Esna is where the Nile cruise ships slow for the lock. Every boat on this stretch of river must pass through it — a single lock chamber in the centre of town that can only process one vessel at a time, creating queues that sometimes stretch for hours and that turn the Corniche into a parade of idle tourists watching each other from their decks. I arrived by service taxi from Luxor instead, from the landward side, and discovered that this is a real town — a mid-Nile market city of a hundred and thirty thousand people that happens to have a lock and a temple, in that order of daily importance.

The Esna lock from above, a Nile cruise ship waiting to enter the chamber while small local fishing boats navigate alongside it

The Temple of Khnum is what brings the cruise ships. It sits in an excavation pit at the centre of the old town, ten metres below street level, surrounded on all sides by buildings that grew up after the sand covered it and that now lean over it with a proprietorial intimacy. The excavated portion is the hypostyle hall only — the rest of the temple remains beneath the city, beneath shops and houses and alleyways, and will remain so for the foreseeable future. What is visible is a Ptolemaic and Roman addition built over an older structure, and its ceiling is the most elaborately decorated I encountered anywhere in the Nile Valley: astronomical calendars, festival lists, zodiacs, images of Khnum at his potter’s wheel fashioning the bodies of kings from clay. The columns have retained colour that the exposed temples further north have lost to the open air — deep greens and blues, preserved by burial, now dazzling under the artificial lights strung between the column shafts.

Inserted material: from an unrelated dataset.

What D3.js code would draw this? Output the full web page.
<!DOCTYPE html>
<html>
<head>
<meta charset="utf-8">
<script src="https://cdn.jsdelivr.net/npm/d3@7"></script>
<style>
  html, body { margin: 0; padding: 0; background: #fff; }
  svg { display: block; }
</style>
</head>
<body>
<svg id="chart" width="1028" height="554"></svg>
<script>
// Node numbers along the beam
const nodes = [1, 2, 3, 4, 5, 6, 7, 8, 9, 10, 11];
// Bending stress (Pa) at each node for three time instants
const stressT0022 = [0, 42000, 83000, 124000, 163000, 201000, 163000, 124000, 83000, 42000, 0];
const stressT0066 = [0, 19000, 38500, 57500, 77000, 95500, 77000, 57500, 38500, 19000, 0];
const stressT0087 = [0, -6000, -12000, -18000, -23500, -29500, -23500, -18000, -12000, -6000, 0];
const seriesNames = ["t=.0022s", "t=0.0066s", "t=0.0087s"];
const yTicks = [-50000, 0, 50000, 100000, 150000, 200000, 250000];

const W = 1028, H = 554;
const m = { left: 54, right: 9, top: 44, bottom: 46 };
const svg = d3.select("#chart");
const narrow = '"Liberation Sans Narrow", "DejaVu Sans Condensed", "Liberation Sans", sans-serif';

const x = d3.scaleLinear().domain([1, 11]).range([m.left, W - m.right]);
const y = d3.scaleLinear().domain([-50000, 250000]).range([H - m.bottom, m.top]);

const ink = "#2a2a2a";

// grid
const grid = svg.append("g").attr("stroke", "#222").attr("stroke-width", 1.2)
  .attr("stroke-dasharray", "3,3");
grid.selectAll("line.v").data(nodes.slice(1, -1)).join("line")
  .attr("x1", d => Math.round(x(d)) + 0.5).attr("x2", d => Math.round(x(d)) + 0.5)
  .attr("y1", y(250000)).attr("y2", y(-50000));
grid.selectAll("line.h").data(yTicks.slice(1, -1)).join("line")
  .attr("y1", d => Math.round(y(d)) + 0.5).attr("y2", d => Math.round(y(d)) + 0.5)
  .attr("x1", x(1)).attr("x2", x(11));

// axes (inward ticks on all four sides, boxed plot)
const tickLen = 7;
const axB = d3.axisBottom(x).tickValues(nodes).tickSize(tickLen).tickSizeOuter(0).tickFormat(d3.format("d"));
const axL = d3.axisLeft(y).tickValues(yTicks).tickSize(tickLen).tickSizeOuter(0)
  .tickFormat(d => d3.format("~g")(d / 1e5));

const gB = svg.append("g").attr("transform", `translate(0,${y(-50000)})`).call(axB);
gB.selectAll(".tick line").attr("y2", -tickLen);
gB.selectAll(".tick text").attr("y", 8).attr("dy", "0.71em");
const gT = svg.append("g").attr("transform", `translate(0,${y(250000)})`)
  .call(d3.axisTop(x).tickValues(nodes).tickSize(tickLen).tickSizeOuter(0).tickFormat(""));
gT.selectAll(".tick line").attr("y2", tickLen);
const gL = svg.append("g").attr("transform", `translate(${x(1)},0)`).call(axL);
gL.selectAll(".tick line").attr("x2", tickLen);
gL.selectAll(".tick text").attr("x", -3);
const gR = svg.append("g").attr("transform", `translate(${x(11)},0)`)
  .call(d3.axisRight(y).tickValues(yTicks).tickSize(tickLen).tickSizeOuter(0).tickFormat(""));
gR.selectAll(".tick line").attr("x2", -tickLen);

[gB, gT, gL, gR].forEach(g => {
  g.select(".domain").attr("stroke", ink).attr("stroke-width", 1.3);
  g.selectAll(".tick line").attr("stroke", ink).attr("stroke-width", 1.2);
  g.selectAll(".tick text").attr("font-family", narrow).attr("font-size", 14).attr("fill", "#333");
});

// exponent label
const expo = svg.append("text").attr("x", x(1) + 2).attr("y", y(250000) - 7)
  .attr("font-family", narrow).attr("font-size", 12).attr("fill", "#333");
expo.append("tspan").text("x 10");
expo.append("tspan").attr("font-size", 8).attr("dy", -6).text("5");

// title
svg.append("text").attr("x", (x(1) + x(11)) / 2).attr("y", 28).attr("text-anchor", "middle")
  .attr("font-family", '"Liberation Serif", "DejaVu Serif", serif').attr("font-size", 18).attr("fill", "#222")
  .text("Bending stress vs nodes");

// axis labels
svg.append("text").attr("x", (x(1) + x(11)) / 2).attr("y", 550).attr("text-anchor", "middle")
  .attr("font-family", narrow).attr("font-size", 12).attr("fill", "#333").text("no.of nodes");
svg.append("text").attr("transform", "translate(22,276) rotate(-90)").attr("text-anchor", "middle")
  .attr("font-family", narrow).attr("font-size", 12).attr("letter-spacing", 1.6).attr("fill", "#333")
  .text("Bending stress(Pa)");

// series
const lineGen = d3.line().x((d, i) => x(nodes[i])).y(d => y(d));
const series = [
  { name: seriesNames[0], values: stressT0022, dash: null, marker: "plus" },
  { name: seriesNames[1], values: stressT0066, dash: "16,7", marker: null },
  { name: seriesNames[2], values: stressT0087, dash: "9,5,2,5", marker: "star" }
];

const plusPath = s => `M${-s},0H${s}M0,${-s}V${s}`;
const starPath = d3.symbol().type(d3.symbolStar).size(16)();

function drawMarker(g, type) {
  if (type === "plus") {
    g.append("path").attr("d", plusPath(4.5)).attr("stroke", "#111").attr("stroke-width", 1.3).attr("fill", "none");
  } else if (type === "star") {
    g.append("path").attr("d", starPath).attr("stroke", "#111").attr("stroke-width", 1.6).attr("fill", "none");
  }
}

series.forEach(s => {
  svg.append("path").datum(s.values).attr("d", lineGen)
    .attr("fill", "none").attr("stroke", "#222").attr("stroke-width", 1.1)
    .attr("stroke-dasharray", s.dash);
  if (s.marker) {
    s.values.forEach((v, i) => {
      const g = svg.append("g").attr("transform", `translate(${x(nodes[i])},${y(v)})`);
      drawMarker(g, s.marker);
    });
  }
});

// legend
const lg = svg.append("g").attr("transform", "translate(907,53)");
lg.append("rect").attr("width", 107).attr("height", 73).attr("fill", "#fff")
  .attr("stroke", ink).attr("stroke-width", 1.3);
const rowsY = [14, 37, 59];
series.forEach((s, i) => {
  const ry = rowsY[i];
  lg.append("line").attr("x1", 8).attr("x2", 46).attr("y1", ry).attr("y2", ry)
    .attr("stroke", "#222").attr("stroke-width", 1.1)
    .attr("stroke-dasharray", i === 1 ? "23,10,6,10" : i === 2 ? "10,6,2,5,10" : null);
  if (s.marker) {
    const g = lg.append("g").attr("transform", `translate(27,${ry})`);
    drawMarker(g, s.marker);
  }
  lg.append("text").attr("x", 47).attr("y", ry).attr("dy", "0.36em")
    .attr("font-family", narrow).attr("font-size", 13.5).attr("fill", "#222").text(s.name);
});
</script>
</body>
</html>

The descent into the excavation pit is abrupt: stone steps leading down from the surrounding street directly into a different world. At the bottom, the noise of the market above — motorcycle engines, vendors calling prices, the general hum of a functioning town — becomes muffled and distant. The air is cooler. The smell changes to something older.

The painted ceiling of the Khnum temple at Esna seen from below, astronomical symbols and divine figures covering every surface in green and blue between the columns

The market that fills the streets above the temple sells the things that the town needs rather than the things tourists want: live chickens, galabiyyas, fresh bread, vegetables from the surrounding farmland. I bought a mango from a cart near the temple entrance and ate it standing up, the juice running to my elbow, watching a family argue cheerfully with a fruit seller about price. The temple entrance was thirty metres away and completely ignored by everyone around me.

When to go: Esna works best as a half-day stop between Luxor and Edfu — either on a felucca trip or as a day excursion from Luxor by service taxi. The temple opens at six; arriving early puts you ahead of the cruise ship traffic that fills the lock by mid-morning. The market is most active before noon.